NNS020807-07. HARM Upgrade Live Fire Experiences Successful Test
By Vicky Falcon, NAVAIR Public Affairs
CHINA LAKE, Calif. (NNS) -- The International High-Speed Anti-Radiation Missile (HARM) Upgrade Project (IHUP) successfully completed its second Precision Navigation Upgrade (PNU) test at the Naval Air Systems Command (NAVAIR) western test range last week.
The Precision Navigation Upgrade is designed to greatly improve HARM's capability to detect, locate and destroy enemy air defenses. It will improve HARM's accuracy in restrictive areas in order to minimize collateral damage and fratricide to non-military targets. This is to be accomplished through the inclusion of the global positioning system and a new inertial measurement unit (GPS/IMU).
The GPS/IMU improvements will enhance the anti-radiation homing capability to destroy surface-to-air missile sites in specific missile impact zones. Operators may also input zones of exclusion to prevent the anti-radiation homing from searching over specific geographic locations preventing the destruction of non-military targets.
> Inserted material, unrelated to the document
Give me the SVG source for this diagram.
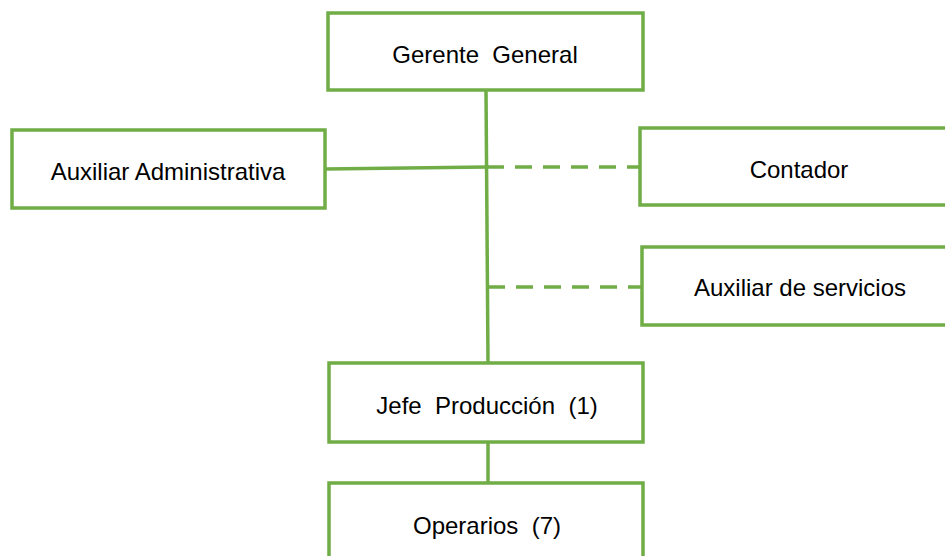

This week's live firing was performed to demonstrate the missile's ability to identify a target outside the missile impact zone and flex to a secondary target within the zone.
All test objectives were achieved; the missile successfully identified, tracked and guided to the simulated air defense radar target, passing within lethal radius of the HARM warhead and impacting within the specified impact zone.
"The success of the contractor test firings gives us the confidence to move into a compressed government test period," said Capt. Chris Powers, HARM program manager at NAVAIR. "The rigorous and innovative work of our team enables NAVAIR to provide dominant combat effects and matchless capabilities to our warfighters."
Continued hardware and software upgrades have enabled the HARM weapon system to stay abreast of advancing radar threats.
The IHUP is a tri-national cooperative effort between the United States, Germany and Italy to upgrade the hardware and software of both the HARM B and C missiles. The associated contractor team of Raytheon Missile Systems (U.S.), BGT (Germany), and MBDA (Italy) was comprised to conduct each partner nation's respective work share.
The HARM program is managed by the Program Executive Office, Strike Weapons and Unmanned Aviation.